Publishers make decisions about what advertising to carry on a regular basis. This week one such decision passed briefly across my desk when I was given the good news that Guardian Unlimited had been added to the media schedule for Playboy's website and television channel. What did we think? We thought not. Without making any moral decisions at all about Playboy and its perfectly legitimate business, there was a danger that it would impact on our brand and that it was inappropriate for a site which is open to all ages.
It is difficult to imagine finding an advertisement for Ann Summers in the Daily Mail, although the Mail's overweening preoccupation with the declining female libido makes it the perfect media environment for the marital aid market. Newspapers seldom carry ads for rivals, and there was an episode several years ago when the fashion glossies turned down advertising from Superdrug because their pricing strategy had upset the smelling salts in the "fine fragrance" industry.
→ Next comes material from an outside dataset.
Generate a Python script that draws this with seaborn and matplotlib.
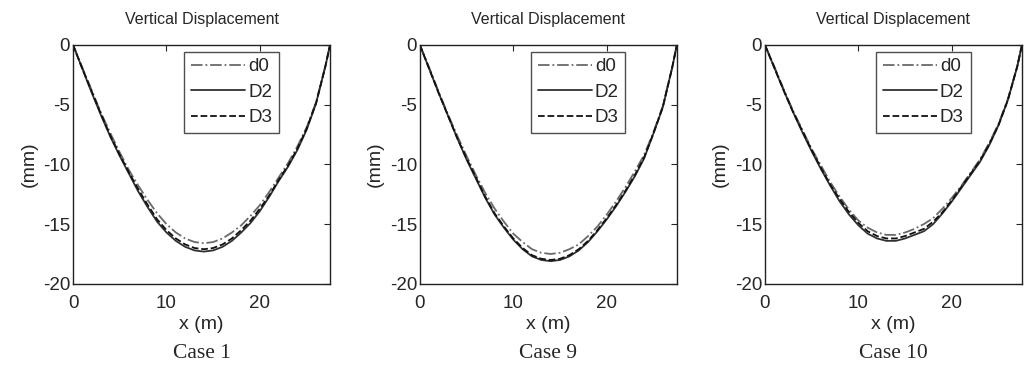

So while the prerogative to pick your advertisers is absolute, it is not surprising that the press take a very different view when advertisers pick their media. In the past few weeks there have been three examples of advertisers seeking clarification of editorial intent before deciding where to spend their dollars. In the US the Los Angeles Times found itself cut from the advertising schedule of General Motors after its award-winning motoring journalist Dan Neil wrote a column calling for the resignation of its top managers. BP has back-pedalled from a memo, again leaked in the US, which said it wanted prior warning of coverage in magazines where it was placing ads. Last week the company softened its stance, saying that the memo had been "a little over the top" and there had been no intention to influence content.
A third and less widely talked about example is that of Morgan Stanley, the US investment bank whose boardroom travails have been filling the columns of the business press. Morgan Stanley toured some of the more influential publications such as the Wall Street Journal to state that its advertisements must be pulled where they were set to run against "objectionable editorial coverage". Any corporation has the right to spend - or not spend - money where it wishes. One can understand the irritation of GM's CEO when he realises he is paying the wages of a journalist who is calling for his head, even if one can't condone it. However, this is different from taking the stance of an "ethical" company and then seeking to influence media coverage through financial muscle - there is nothing ethical about seeking to derail freedom of expression. BP's clarification of its intention to avoid "insensitive" advertising - for instance advertising next to stories of a refinery fire - is a flimsy fig leaf for what was originally a request for pre-publication clearance of any articles relating to the company or the wider energy industry.
The onus here is on the media to resist advertiser demands over content - as long as there is unanimity of approach then the ill-judged impulse of advertisers to meddle can be nullified. In 1997 there was a furious reaction from the US magazine industry when Chrysler Corp asked magazine sales staff to tell it about potentially "offensive or provocative" editorial ahead of publication. At the time Esquire in the US dropped a story which had homoerotic scenes so as not to offend Chrysler. The upshot was a much tougher stance by magazine trade bodies which stopped copy clearance being given to advertisers.
But there is another issue in here as well - advertisers who "menace" publications are presumably being advised by armies of well-paid public relations operatives and media buying agencies. It is impossible to think that anyone who charges a professional fee for consulting on press relations or image would think it a good idea for a client to risk exposure as a corporate bully by approaching publishers in such a way. Maybe in the US a series of troubling stories about the political pressure on the press has given the green light to the corporations who see an opportunity to benefit from an industry already wracked by self-doubt.
If an advertiser is stupid enough to ask for editorial favours in return for advertising money, and a publisher craven enough to give it, then the advertiser-funded model for news media is in serious trouble. What one wonders, though, about the past fortnight is whether the sudden rash of examples might point to far more going unreported and perhaps even a number which have been effective. It is the job of the publishing industry and, it has to be said, the advertising industry to keep clients on the straight and narrow if they cannot do it themselves. Without this all three sides of the triangle are in deep trouble.